「戦略的いい人 残念ないい人 の考え方」(著者:けーりん)を読んでみた!
著者のけーりんさんは、悩みを抱えていました。
「いい人と言われるのに、いつもちょっと損している気がする」
「競争は苦手で遠慮してしまう」
「がんばっても報われない」
学生時代から「がんばる」ことが大事だと信じて、苦手なことをこなすことに力を入れてきた一方で、競争が苦手なためにうまく自分の力を発揮できないモヤモヤを抱えてきたそうです。
そんな中、けーりんさんが起業家であり作家の小田桐あさぎさんとの出会いをきっかけにして、戦わずに得をする秘訣を学び、さらには得意なことをしているだけなのに、仕事も家庭もうまく回り始めたストーリーを紹介してくれています。
「戦略的ないい人」とは?
・誰とも戦わずに人の力を借りて成功する生き方、働き方をする人
・自分だけでなく最終的にみんなが得をする考え方をする人
この戦略的ないい人の生き方を実践することで、人間関係が飛躍的に改善され、人の力を借りることができるようになります。その結果、仕事が楽に進み、収入も上がる。さらには周りには喜んでもらえ、自分の仲間も増えていくのです。
けーりんさんは、これまで成功した人々のストーリーを眺めながら、「運が良かった」「センスや才能がある」「人間関係に恵まれていた」などといった一言で片付けられてきた部分について言語化したかったと述べています。そのため、系統的に理解しながら読み進めることができる内容になっています。
本著において特に印象に残った部分について、私の感想を交えつつお伝えしたいと思います。
(1)ブリッジの視点を持つこと
Bridge=橋渡し役になること。例えば…
・いいものを紹介する
・その人の価値を言語化してあげる
・全体の成功を考えて動く
・誰かの言いにくいことを代弁してみる
・シュートしやすいようなパスを出すこと
などが挙げられます。
(2)返報性の原理とは?
人はもらいすぎることができない生き物である。そのため与えてもらったと思ったら返してくれる。そこで、相手が欲しいものを先に出すことを習慣にしてみましょう。

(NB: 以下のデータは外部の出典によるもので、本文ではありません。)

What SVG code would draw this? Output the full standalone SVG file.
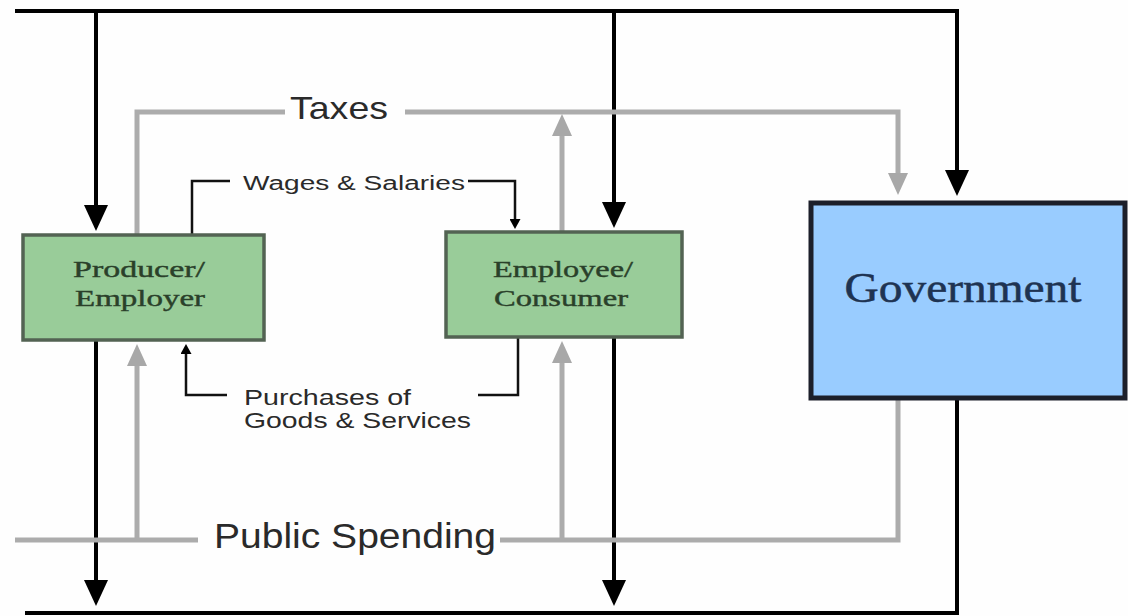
<svg xmlns="http://www.w3.org/2000/svg" width="1128" height="616" viewBox="0 0 1128 616">
  <style>
    .blk { fill: none; stroke: #000; stroke-width: 4; }
    .thin { fill: none; stroke: #111; stroke-width: 2.5; }
    .gry { fill: none; stroke: #acacac; stroke-width: 5; }
    .box { fill: #99cc99; stroke: #536353; stroke-width: 3.5; }
    .gov { fill: #99ccff; stroke: #1c1f2a; stroke-width: 5; }
    .boxtxt { font-family: "Liberation Serif", "DejaVu Serif", serif; font-size: 23px; fill: #2a402a; stroke: #2a402a; stroke-width: 0.4; text-anchor: middle; }
    .lbl { font-family: "Liberation Sans", Arial, sans-serif; fill: #2a2a2a; }
  </style>
  <defs>
    <marker id="ahB" viewBox="0 -12 26 24" refX="1" refY="0" markerWidth="26" markerHeight="24" markerUnits="userSpaceOnUse" orient="auto">
      <path d="M0,-12 L26,0 L0,12 z" fill="#000"/>
    </marker>
    <marker id="ahG" viewBox="0 -10 22 20" refX="1" refY="0" markerWidth="22" markerHeight="20" markerUnits="userSpaceOnUse" orient="auto">
      <path d="M0,-10 L22,0 L0,10 z" fill="#a8a8a8"/>
    </marker>
    <marker id="ahS" viewBox="0 -5.5 10 11" refX="1" refY="0" markerWidth="10" markerHeight="11" markerUnits="userSpaceOnUse" orient="auto">
      <path d="M0,-5.5 L10,0 L0,5.5 z" fill="#000"/>
    </marker>
  </defs>

  <rect width="1128" height="616" fill="#fefefe"/>

  <g id="connectors">
    <!-- money flow (black) -->
    <path class="blk" d="M15,11 H957 V171" marker-end="url(#ahB)"/>
    <path class="blk" d="M96,11 V206" marker-end="url(#ahB)"/>
    <path class="blk" d="M614,11 V203" marker-end="url(#ahB)"/>
    <path class="blk" d="M96,340 V581" marker-end="url(#ahB)"/>
    <path class="blk" d="M614,337 V581" marker-end="url(#ahB)"/>
    <path class="blk" d="M957,398 V613 H25"/>

    <!-- taxes (gray) -->
    <path class="gry" d="M137,235 V112 H285"/>
    <path class="gry" d="M405,112 H898 V174" marker-end="url(#ahG)"/>
    <path class="gry" d="M562,232 V135" marker-end="url(#ahG)"/>

    <!-- public spending (gray) -->
    <path class="gry" d="M15,540 H198"/>
    <path class="gry" d="M500,540 H898 V398"/>
    <path class="gry" d="M137,540 V365" marker-end="url(#ahG)"/>
    <path class="gry" d="M562,540 V362" marker-end="url(#ahG)"/>

    <!-- wages and purchases (thin black) -->
    <path class="thin" d="M192,235 V181 H230"/>
    <path class="thin" d="M468,181 H515 V220" marker-end="url(#ahS)"/>
    <path class="thin" d="M518,337 V395 H478"/>
    <path class="thin" d="M227,395 H186 V353" marker-end="url(#ahS)"/>

    <text class="lbl" x="290" y="119" font-size="32" textLength="98" lengthAdjust="spacingAndGlyphs">Taxes</text>
    <text class="lbl" x="243" y="190" font-size="20" fill="#4a4a4a" textLength="222" lengthAdjust="spacingAndGlyphs">Wages &amp; Salaries</text>
    <text class="lbl" x="244" y="405" font-size="22" fill="#3a3a3a" textLength="167" lengthAdjust="spacingAndGlyphs">Purchases of</text>
    <text class="lbl" x="244" y="428" font-size="22" fill="#3a3a3a" textLength="227" lengthAdjust="spacingAndGlyphs">Goods &amp; Services</text>
    <text class="lbl" x="214" y="548" font-size="35" textLength="282" lengthAdjust="spacingAndGlyphs">Public Spending</text>
  </g>

  <g id="producer">
    <rect class="box" x="23" y="235" width="241" height="105"/>
    <text class="boxtxt" x="139" y="277" textLength="132" lengthAdjust="spacingAndGlyphs">Producer/</text>
    <text class="boxtxt" x="140" y="306" textLength="130" lengthAdjust="spacingAndGlyphs">Employer</text>
  </g>

  <g id="employee">
    <rect class="box" x="446" y="232" width="236" height="105"/>
    <text class="boxtxt" x="563" y="277" textLength="140" lengthAdjust="spacingAndGlyphs">Employee/</text>
    <text class="boxtxt" x="561" y="306" textLength="134" lengthAdjust="spacingAndGlyphs">Consumer</text>
  </g>

  <g id="government">
    <rect class="gov" x="811" y="203" width="314" height="195"/>
    <text x="963" y="302" font-family="Liberation Serif, DejaVu Serif, serif" font-size="42" fill="#1e3352" stroke="#1e3352" stroke-width="0.5" text-anchor="middle" textLength="237" lengthAdjust="spacingAndGlyphs">Government</text>
  </g>
</svg>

以下、明日から始められる習慣です。
(3)人に頼り、お願いすること
・自分にとって簡単なことで貢献し、苦手なことをお願いしてみましょう。そのうえで人の手柄を周囲に伝えることを忘れないことです。
・「○○さんが発案してくれました」
・「○○さんがつくってくれたものです」
という具合に、その人の魅力を発信していくことで、感謝の気持ちを表します。
また、橋渡しを意識すると人が集まってくる。頼った人の「自己重要感」を満たし、役割をつくっていきます。
「○○さんはこんな方だよ」
「○○さんがあなたのこんな話をしていたよ」
と相手に伝えたら喜ばれることを橋渡ししていく習慣をつけましょう。
(4)競争が苦手な人は視点を変えてみよう
かつて競争することを苦手に感じていたけーりんさん。
個人戦ではなく、団体戦なのだと考え、その中でメンバーの誰かを先に勝たせる方法を考えることが大切といいます。
自分が勝とうとするよりも、勝てそうな人が圧勝することを手伝うことで感謝されていずれ自分に返ってきます。

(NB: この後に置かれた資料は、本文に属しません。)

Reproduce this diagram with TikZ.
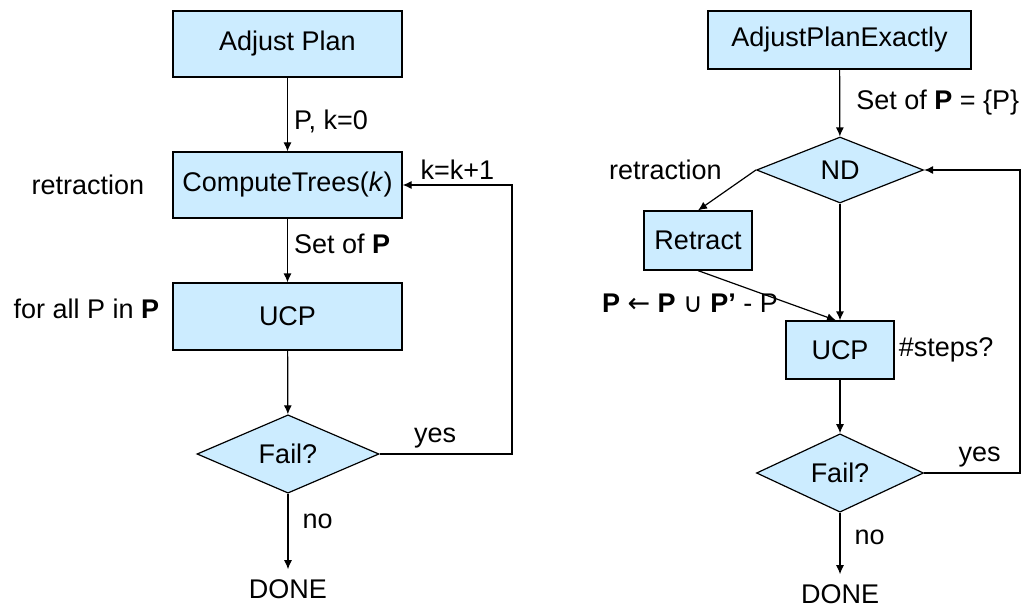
\documentclass[tikz,border=0pt]{standalone}
\usepackage{fontspec}
\setmainfont{Liberation Sans}
\newfontfamily\symfont{DejaVu Sans}
\usetikzlibrary{arrows.meta,positioning,shapes.geometric}
\definecolor{BoxBlue}{HTML}{CCECFF}

\begin{document}
\begin{tikzpicture}[
	x=1pt, y=-1pt,
	font=\fontsize{27}{32}\selectfont,
	stepbox/.style={
		draw=black,
		fill=BoxBlue,
		line width=1.2pt,
		minimum width=229pt,
		minimum height=66pt,
		inner sep=0pt
	},
	decision/.style={
		diamond,
		draw=black,
		fill=BoxBlue,
		line width=1.2pt,
		inner sep=0pt
	},
	flow/.style={
		-{Latex[length=9pt,width=8pt]},
		line width=1.2pt
	},
	lbl/.style={inner sep=2pt},
	done/.style={inner sep=10pt}
]
\useasboundingbox (0,0) rectangle (1033,607);

% left chart
\node[stepbox] (adjust) at (287.5,44) {Adjust Plan};
\node[stepbox] (compute) at (287.5,185) {ComputeTrees(\textit{k})};
\node[stepbox, minimum height=67pt] (ucp) at (287.5,316.5) {UCP};
\node[decision, minimum width=182pt, minimum height=74pt] (fail) at (288,454) {Fail?};
\node[done] (done) at (288,589) {DONE};
\coordinate (loop) at (512,454);

\node[lbl, left=26pt of compute] (retr) {retraction};
\node[lbl, left=11pt of ucp, yshift=8pt] (forall) {for all P in \textbf{P}};

\draw[flow] (adjust) -- node[lbl, right=4pt, pos=0.6] {P, k=0} (compute);
\draw[flow] (compute) -- node[lbl, right=4pt, pos=0.4] {Set of \textbf{P}} (ucp);
\draw[flow] (ucp) -- (fail);
\draw[flow] (fail) -- node[lbl, right=12pt, pos=0.36] {no} (done);
\draw[flow] (fail.east) -- node[lbl, above=3pt, pos=0.42] {yes} (loop)
	|- node[lbl, above=3pt, pos=0.75] {k=k+1} (compute.east);

% right chart
\node[stepbox, minimum width=263pt, minimum height=58pt] (exact) at (839.5,40) {AdjustPlanExactly};
\node[decision, minimum width=167pt, minimum height=66pt] (nd) at (840,170) {ND};
\node[stepbox, minimum width=108pt, minimum height=59pt] (retract) at (698,240.5) {Retract};
\node[stepbox, minimum width=108pt, minimum height=58pt] (ucpx) at (840,350) {UCP};
\node[decision, minimum width=167pt, minimum height=66pt] (failx) at (840,473) {Fail?};
\node[done] (donex) at (840,594) {DONE};
\coordinate (loopx) at (1020,473);

\node[lbl, left=32pt of nd] (retrx) {retraction};
\node[lbl, right=2pt of ucpx] (steps) {\#steps?};
\node[lbl] (update) at (690,303) {\textbf{P} {\symfont ←} \textbf{P} {\symfont ∪} \textbf{P’} - P};

\draw[flow] (exact) -- node[lbl, right=14pt, pos=0.49] {Set of \textbf{P} = \{P\}} (nd);
\draw[flow] (nd.west) -- (retract.north);
\draw[flow] (nd.south) -- (ucpx.north);
\draw[flow] (retract.south) -- ([xshift=-4pt]ucpx.north);
\draw[flow] (ucpx) -- (failx);
\draw[flow] (failx) -- node[lbl, right=12pt, pos=0.4] {no} (donex);
\draw[flow] (failx.east) -- node[lbl, above=3pt, pos=0.58] {yes} (loopx)
	|- (nd.east);

\end{tikzpicture}
\end{document}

また、その際に相手が誰であっても態度を変えないことを心掛けること。けーりんさんのこれまでの経験の中で、チャンスは思いがけない人が与えてくれるということを実感することが多かったためです。上司、同僚、部下、関係者、立場の違いがあっても、同じ態度を取ることは難しいことですが、だからこそ実践できる姿を誰かが必ず見ています。
おわりに
「戦略」というとずる賢い言葉に感じるかも知れませんが…とけーりんさんは前置きをした上で、「戦略とは思いやりである」と断言しています。
この考え方の根本にあるのは、相手の目的を先に果たしてあげることで、結果的に自分の目的も達成していること。相手ファーストの姿勢が、気がついたら自分も一緒に成功しているイメージになります。

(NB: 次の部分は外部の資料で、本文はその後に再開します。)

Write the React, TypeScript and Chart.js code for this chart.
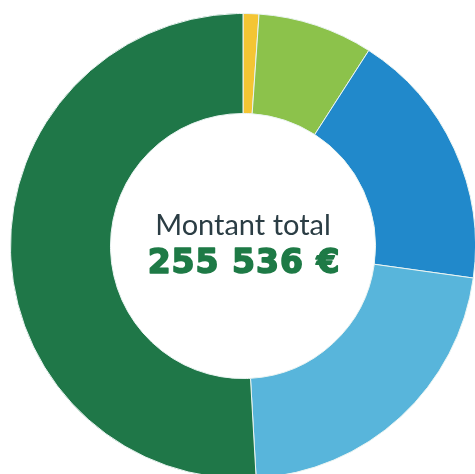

また、人は頑張っている間はなかなかうまくいかない。うまくいくときは夢中になっているとき、とも書かれています。
相手を幸せにすることに夢中になっている間に、気がついたら自分もうまくいっていたらとてもステキだと思います。
そんな考え方のヒントがたくさん詰まった1冊だと思いました。
気になった方は是非手に取って読んでみてください。